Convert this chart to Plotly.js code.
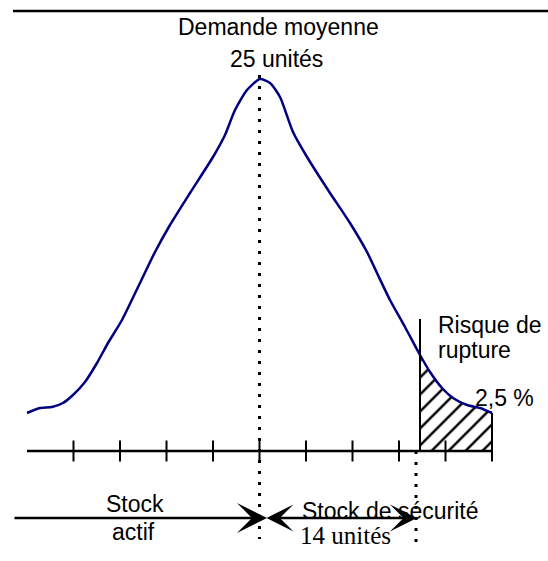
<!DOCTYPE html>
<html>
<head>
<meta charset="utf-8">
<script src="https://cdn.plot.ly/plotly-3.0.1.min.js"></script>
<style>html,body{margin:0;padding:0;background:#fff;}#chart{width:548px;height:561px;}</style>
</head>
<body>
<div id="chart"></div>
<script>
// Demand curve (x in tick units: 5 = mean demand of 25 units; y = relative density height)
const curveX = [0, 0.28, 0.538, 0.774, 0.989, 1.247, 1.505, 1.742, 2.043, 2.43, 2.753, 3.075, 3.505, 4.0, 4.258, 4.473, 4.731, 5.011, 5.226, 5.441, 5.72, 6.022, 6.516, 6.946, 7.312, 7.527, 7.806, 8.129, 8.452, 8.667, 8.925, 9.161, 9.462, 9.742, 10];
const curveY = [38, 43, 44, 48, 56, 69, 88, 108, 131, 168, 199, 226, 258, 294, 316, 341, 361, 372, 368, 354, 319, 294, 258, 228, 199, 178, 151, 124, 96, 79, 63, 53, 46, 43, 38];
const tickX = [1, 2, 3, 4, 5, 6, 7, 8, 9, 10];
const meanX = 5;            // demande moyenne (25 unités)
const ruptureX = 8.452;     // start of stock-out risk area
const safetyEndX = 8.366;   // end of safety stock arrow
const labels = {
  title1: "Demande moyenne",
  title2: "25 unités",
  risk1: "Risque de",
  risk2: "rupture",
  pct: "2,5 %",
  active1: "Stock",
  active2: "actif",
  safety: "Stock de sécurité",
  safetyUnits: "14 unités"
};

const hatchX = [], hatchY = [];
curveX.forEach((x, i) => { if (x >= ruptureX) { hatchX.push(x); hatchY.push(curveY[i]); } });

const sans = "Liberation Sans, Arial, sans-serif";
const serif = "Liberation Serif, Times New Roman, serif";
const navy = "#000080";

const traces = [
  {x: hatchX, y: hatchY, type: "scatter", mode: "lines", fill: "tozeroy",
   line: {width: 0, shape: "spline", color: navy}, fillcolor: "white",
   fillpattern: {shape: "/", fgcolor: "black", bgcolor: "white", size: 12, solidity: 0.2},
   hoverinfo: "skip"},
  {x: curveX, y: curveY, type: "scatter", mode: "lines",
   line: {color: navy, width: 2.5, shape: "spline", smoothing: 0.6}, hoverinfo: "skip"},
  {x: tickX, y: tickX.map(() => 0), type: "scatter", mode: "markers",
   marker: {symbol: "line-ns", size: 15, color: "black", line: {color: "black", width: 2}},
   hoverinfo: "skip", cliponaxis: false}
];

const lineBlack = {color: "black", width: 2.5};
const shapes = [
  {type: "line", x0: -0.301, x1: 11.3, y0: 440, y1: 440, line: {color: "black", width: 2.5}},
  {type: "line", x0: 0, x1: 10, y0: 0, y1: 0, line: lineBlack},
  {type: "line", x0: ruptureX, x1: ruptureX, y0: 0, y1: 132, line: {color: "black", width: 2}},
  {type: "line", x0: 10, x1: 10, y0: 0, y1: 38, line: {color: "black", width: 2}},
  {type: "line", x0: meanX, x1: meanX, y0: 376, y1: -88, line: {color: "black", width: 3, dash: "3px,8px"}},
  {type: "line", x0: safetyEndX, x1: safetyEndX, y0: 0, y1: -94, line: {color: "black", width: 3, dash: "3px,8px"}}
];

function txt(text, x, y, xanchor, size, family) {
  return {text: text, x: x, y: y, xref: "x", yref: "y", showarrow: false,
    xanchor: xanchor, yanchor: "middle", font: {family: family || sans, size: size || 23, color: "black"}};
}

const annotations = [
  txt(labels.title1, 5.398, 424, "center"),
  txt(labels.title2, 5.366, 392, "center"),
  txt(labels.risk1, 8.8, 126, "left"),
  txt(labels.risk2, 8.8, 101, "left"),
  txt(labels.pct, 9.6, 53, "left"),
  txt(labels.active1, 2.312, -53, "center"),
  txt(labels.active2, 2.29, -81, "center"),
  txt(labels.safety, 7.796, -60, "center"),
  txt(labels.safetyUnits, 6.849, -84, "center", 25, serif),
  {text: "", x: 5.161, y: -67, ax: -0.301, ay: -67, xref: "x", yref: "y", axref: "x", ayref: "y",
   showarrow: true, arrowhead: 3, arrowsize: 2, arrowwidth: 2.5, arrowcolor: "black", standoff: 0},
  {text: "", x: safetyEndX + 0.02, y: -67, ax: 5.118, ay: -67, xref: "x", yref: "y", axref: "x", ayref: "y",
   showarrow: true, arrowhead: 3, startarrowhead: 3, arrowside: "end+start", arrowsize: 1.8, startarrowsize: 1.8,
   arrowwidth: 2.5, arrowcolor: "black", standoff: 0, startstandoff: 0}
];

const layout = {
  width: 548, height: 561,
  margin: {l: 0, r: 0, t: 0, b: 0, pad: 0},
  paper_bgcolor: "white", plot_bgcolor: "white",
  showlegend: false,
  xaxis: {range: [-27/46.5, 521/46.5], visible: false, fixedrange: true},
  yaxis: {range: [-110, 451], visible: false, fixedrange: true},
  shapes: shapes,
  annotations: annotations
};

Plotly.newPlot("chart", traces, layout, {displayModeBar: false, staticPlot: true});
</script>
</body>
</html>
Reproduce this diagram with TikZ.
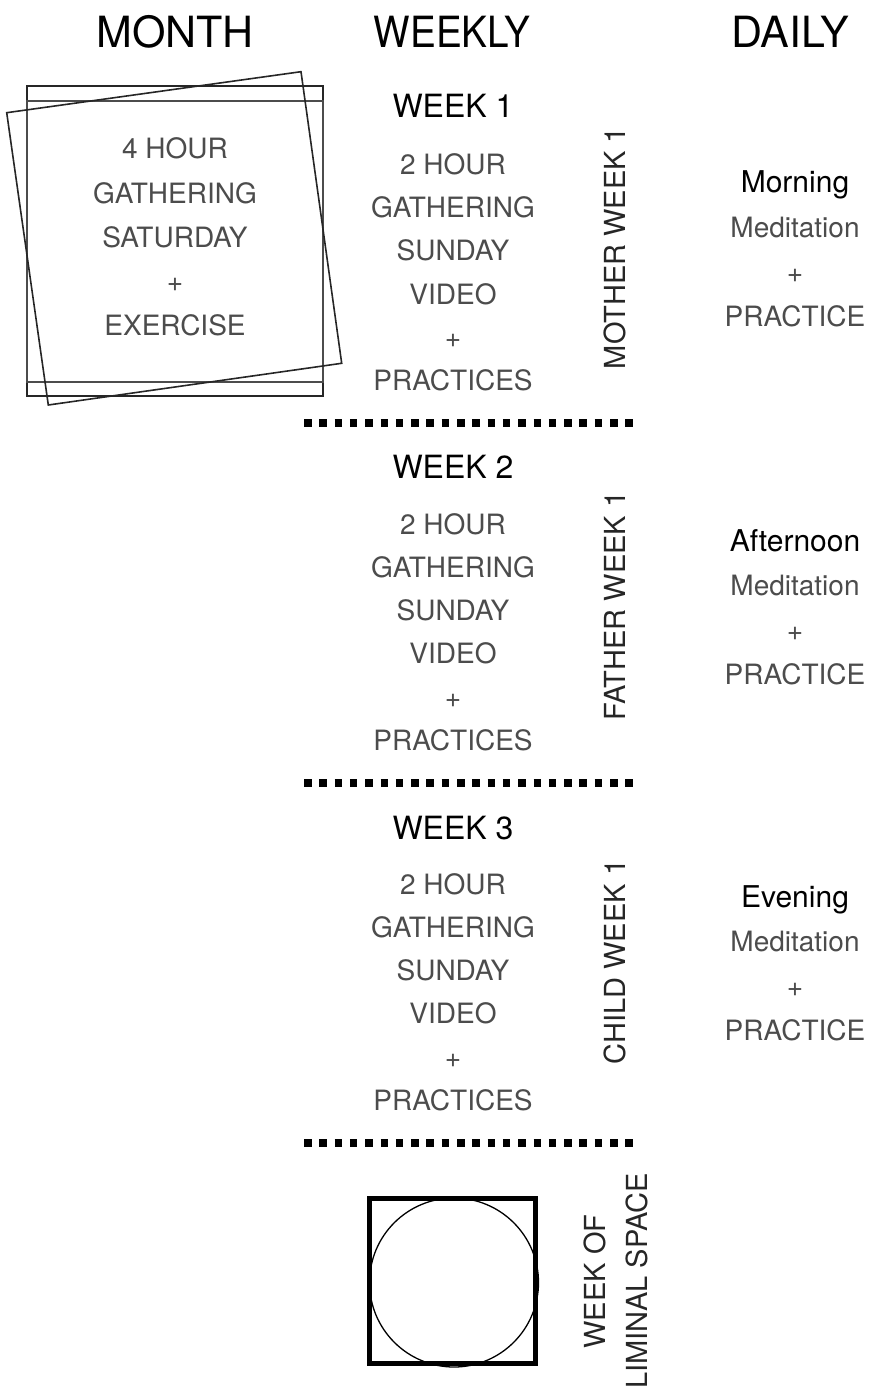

STATED PROBLEM: From the data above, copy each line that has the string "chart".

OUTPUT FOR THIS TASK:
Convert this chart to Plotly.js code.
<style>html,body{margin:0;padding:0;background:#fff;}#chart{width:548px;height:561px;}</style>
<div id="chart"></div>
Plotly.newPlot("chart", traces, layout, {displayModeBar: false, staticPlot: true});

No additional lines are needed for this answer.